Mr Samin argued his client had done "research on numerous websites" on the legalities of driving a mobility scooter unlicenced and thought he had found "a great idea". Magistrate Garry Still described the decision as "simply daft".
According to court documents, police were patrolling on the Pacific Highway when officers noticed the boat waiting to turn into Evans Street. Passing through the intersection, police spotted the towing vehicle and performed a U-turn and returned to the intersection.
It was there that police witnessed Mr Swancott attempting to reverse park into his driveway, before the towing attachment jack-knifed.

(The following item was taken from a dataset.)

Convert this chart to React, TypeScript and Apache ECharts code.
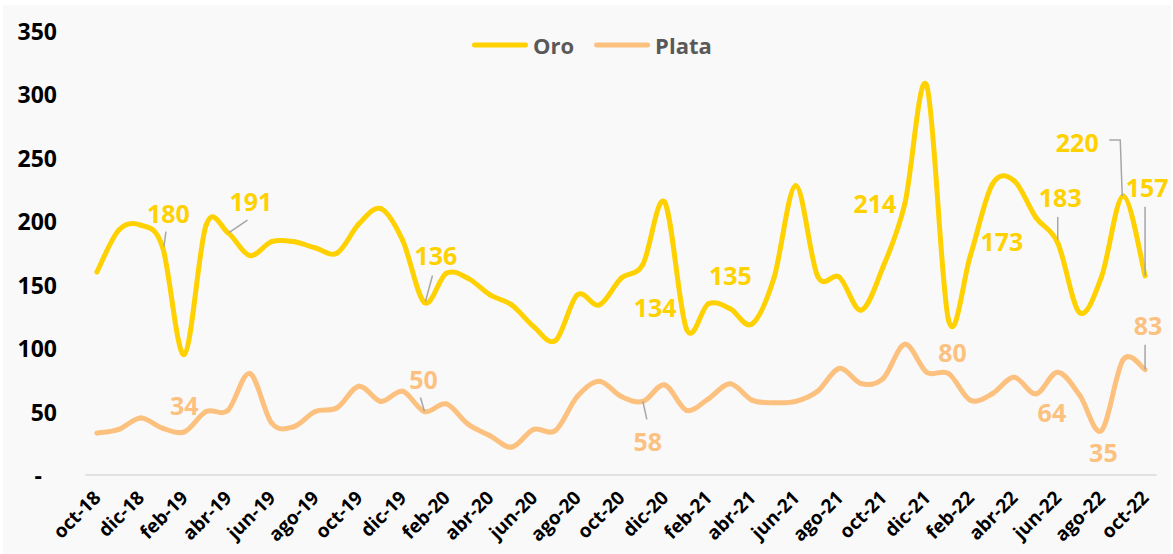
import React, { useEffect, useRef } from "react";
import * as echarts from "echarts";

const months = [
  "oct-18","nov-18","dic-18","ene-19","feb-19","mar-19","abr-19","may-19","jun-19","jul-19","ago-19","sep-19",
  "oct-19","nov-19","dic-19","ene-20","feb-20","mar-20","abr-20","may-20","jun-20","jul-20","ago-20","sep-20",
  "oct-20","nov-20","dic-20","ene-21","feb-21","mar-21","abr-21","may-21","jun-21","jul-21","ago-21","sep-21",
  "oct-21","nov-21","dic-21","ene-22","feb-22","mar-22","abr-22","may-22","jun-22","jul-22","ago-22","sep-22",
  "oct-22",
];

const oro = [
  160, 193, 197, 180, 95, 197, 191, 173, 184, 184, 179, 175,
  198, 210, 185, 136, 159, 155, 142, 134, 117, 106, 142, 134,
  155, 166, 215, 115, 135, 131, 119, 155, 228, 157, 156, 130,
  164, 214, 307, 122, 173, 229, 232, 203, 183, 128, 156, 220,
  157,
];

const plata = [
  33, 36, 45, 37, 34, 50, 51, 80, 41, 38, 50, 53,
  70, 58, 66, 50, 56, 40, 31, 22, 36, 35, 62, 74,
  62, 58, 71, 51, 60, 72, 59, 57, 58, 66, 84, 72,
  76, 103, 81, 80, 59, 64, 77, 64, 81, 63, 35, 91,
  83,
];

const yTicks = [0, 50, 100, 150, 200, 250, 300, 350];

// annotation placement (pixel offsets from the data point)
const oroNotes = [
  { i: 3, dx: 6, dy: -34, leader: [[1.5, 0], [3.5, -15]] },
  { i: 6, dx: 23, dy: -32, leader: [[1, 0], [19.5, -12.5]] },
  { i: 15, dx: 11.5, dy: -47, leader: [[1, -1], [8, -27]] },
  { i: 23, dx: 56, dy: 2, leader: null },
  { i: 28, dx: 22, dy: -29, leader: null },
  { i: 37, dx: -30, dy: -1, leader: null },
  { i: 40, dx: 31.5, dy: -14.5, leader: null },
  { i: 44, dx: 2.5, dy: -46, leader: [[0, -3], [0, -26]] },
  { i: 47, dx: -46, dy: -54, leader: [[-1, 0], [-3, -56], [-14, -56]] },
  { i: 48, dx: 2, dy: -89, leader: [[0, 0], [0, -69]] },
];

const plataNotes = [
  { i: 4, dx: 0, dy: -27, leader: null },
  { i: 15, dx: -1, dy: -33, leader: [[0, 0], [-4, -14]] },
  { i: 25, dx: 5, dy: 40, leader: [[0, 0], [4, 18]] },
  { i: 39, dx: 4, dy: -22, leader: null },
  { i: 43, dx: 16, dy: 18, leader: null },
  { i: 46, dx: 2, dy: 21, leader: null },
  { i: 48, dx: 3, dy: -45, leader: [[0, 0], [0, -25]] },
];

const ORO = "#FFD100";
const PLATA = "#FCC17F";
const FONT = '"Open Sans", "Noto Sans", sans-serif';
const LEGEND_ICON =
  "path://M0,2.5 A2.5,2.5 0 0 1 2.5,0 L53.5,0 A2.5,2.5 0 0 1 53.5,5 L2.5,5 A2.5,2.5 0 0 1 0,2.5 Z";

// Excel-like smoothed line (Catmull-Rom segments) through the data points
function curveSeries(name: string, values: number[], color: string, z: number) {
  const n = values.length;
  return {
    type: "custom",
    name,
    z,
    silent: true,
    itemStyle: { color },
    data: values.map((v, i) => [i, v]),
    renderItem: (params: any, api: any) => {
      const i = params.dataIndex;
      if (i >= n - 1) return { type: "group", children: [] };
      const P = (k: number) => {
        const c = Math.max(0, Math.min(n - 1, k));
        return api.coord([c, values[c]]);
      };
      const p0 = P(i - 1), p1 = P(i), p2 = P(i + 1), p3 = P(i + 2);
      return {
        type: "bezierCurve",
        shape: {
          x1: p1[0], y1: p1[1],
          x2: p2[0], y2: p2[1],
          cpx1: p1[0] + (p2[0] - p0[0]) / 6,
          cpy1: p1[1] + (p2[1] - p0[1]) / 6,
          cpx2: p2[0] - (p3[0] - p1[0]) / 6,
          cpy2: p2[1] - (p3[1] - p1[1]) / 6,
        },
        style: { stroke: color, lineWidth: 5, lineCap: "round", lineJoin: "round", fill: null },
      };
    },
  };
}

function noteSeries(name: string, values: number[], notes: any[], color: string) {
  return {
    type: "custom",
    name,
    z: 10,
    clip: false,
    silent: true,
    data: notes.map((n) => [n.i, values[n.i]]),
    renderItem: (params: any, api: any) => {
      const n = notes[params.dataIndex];
      const p = api.coord([api.value(0), api.value(1)]);
      const children: any[] = [];
      if (n.leader) {
        children.push({
          type: "polyline",
          shape: { points: n.leader.map((q: number[]) => [p[0] + q[0], p[1] + q[1]]) },
          style: { stroke: "#A6A6A6", lineWidth: 1.5, fill: null },
        });
      }
      children.push({
        type: "text",
        x: p[0] + n.dx,
        y: p[1] + n.dy,
        style: {
          text: String(api.value(1)),
          fill: color,
          fontSize: 25,
          fontWeight: "bold",
          fontFamily: FONT,
          align: "center",
          verticalAlign: "middle",
        },
      });
      return { type: "group", children };
    },
  };
}

export default function App() {
  const ref = useRef<HTMLDivElement>(null);
  useEffect(() => {
    if (!ref.current) return;
    const chart = echarts.init(ref.current, null, { renderer: "svg" });
    chart.setOption({
      animation: false,
      backgroundColor: "#ffffff",
      graphic: [
        {
          type: "rect",
          z: -10,
          silent: true,
          shape: { x: 3, y: 5, width: 1168, height: 549 },
          style: { fill: "#F9F9F9" },
        },
      ],
      legend: {
        data: [
          { name: "Oro", icon: LEGEND_ICON },
          { name: "Plata", icon: LEGEND_ICON },
        ],
        left: 467,
        top: 29,
        itemWidth: 56,
        itemHeight: 5,
        itemGap: 20,
        textStyle: { fontSize: 22, fontWeight: "bold", color: "#595959", fontFamily: FONT },
      },
      grid: { left: 86, right: 17, top: 31, bottom: 79, containLabel: false },
      xAxis: {
        type: "category",
        data: months,
        boundaryGap: true,
        axisLine: { lineStyle: { color: "#D9D9D9", width: 1.5 } },
        axisTick: { interval: 1, length: 5, lineStyle: { color: "#D9D9D9", width: 1.5 } },
        axisLabel: {
          interval: 1,
          rotate: 45,
          margin: 19,
          fontSize: 19,
          fontWeight: "bold",
          color: "#000000",
          fontFamily: FONT,
        },
      },
      yAxis: {
        type: "value",
        min: yTicks[0],
        max: yTicks[yTicks.length - 1],
        interval: 50,
        splitLine: { show: false },
        axisLine: { show: false },
        axisTick: { show: false },
        axisLabel: {
          margin: 29,
          fontSize: 23,
          fontWeight: "bold",
          color: "#000000",
          fontFamily: FONT,
          formatter: (v: number) => (v === 0 ? "{d|-}" : String(v)),
          rich: {
            d: { fontSize: 23, fontWeight: "bold", color: "#000000", fontFamily: FONT, padding: [0, 15, 0, 0] },
          },
        },
      },
      series: [
        curveSeries("Plata", plata, PLATA, 2),
        curveSeries("Oro", oro, ORO, 3),
        noteSeries("oroNotes", oro, oroNotes, ORO),
        noteSeries("plataNotes", plata, plataNotes, PLATA),
      ],
    });
    return () => chart.dispose();
  }, []);
  return (
    <div style={{ position: "fixed", left: 0, top: 0, width: 1173, height: 554 }}>
      <div ref={ref} style={{ width: 1173, height: 554 }} />
    </div>
  );
}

Mr Swancott then momentarily halted two lanes of traffic as he pushed the boat into his yard by hand. Police facts said the situation caused a "high" level of danger to "other people and vehicle on the road".
When the case was mentioned in court, Magistrate Still asked if it was "the one that's been in the newspapers and on YouTube".
Mr Samin responded, "It's been everywhere; internationally".
Mr Samin said Mr Swancott only drove the vehicle a "very short distance" of 950 metres from his storage unit at Kennards to his house.
He also told the court that his client has regained his licence after the incident but has since been living in his car. Mr Samin said Mr Swancott needed his licence in order to maintain his employment while he saves up for a deposit on a house.
When handing down the sentence, Magistrate Still said he would "not lecture" Mr Swancott on his behaviour, but said he could not simply "dismiss" the case due to his personal circumstances.
Mr Swancott was charged with driving while disqualified, using an unregistered vehicle on the road, using an uninsured vehicle on the road and using an unregistered trailer on the road. He was fined $500 for driving unlicenced, as well as a six-month disqualification and a $200 fine for each charge thereafter.
Outside court, Mr Samin said the result was a "very fair outcome" for his client.
"I was certainly happy with no jail time, I think a small fine was the correct way to deal with it," he said.
"Certainly Mr Swancott has learnt his lesson and hopefully, he won't be appearing before the court towing any boats in the future."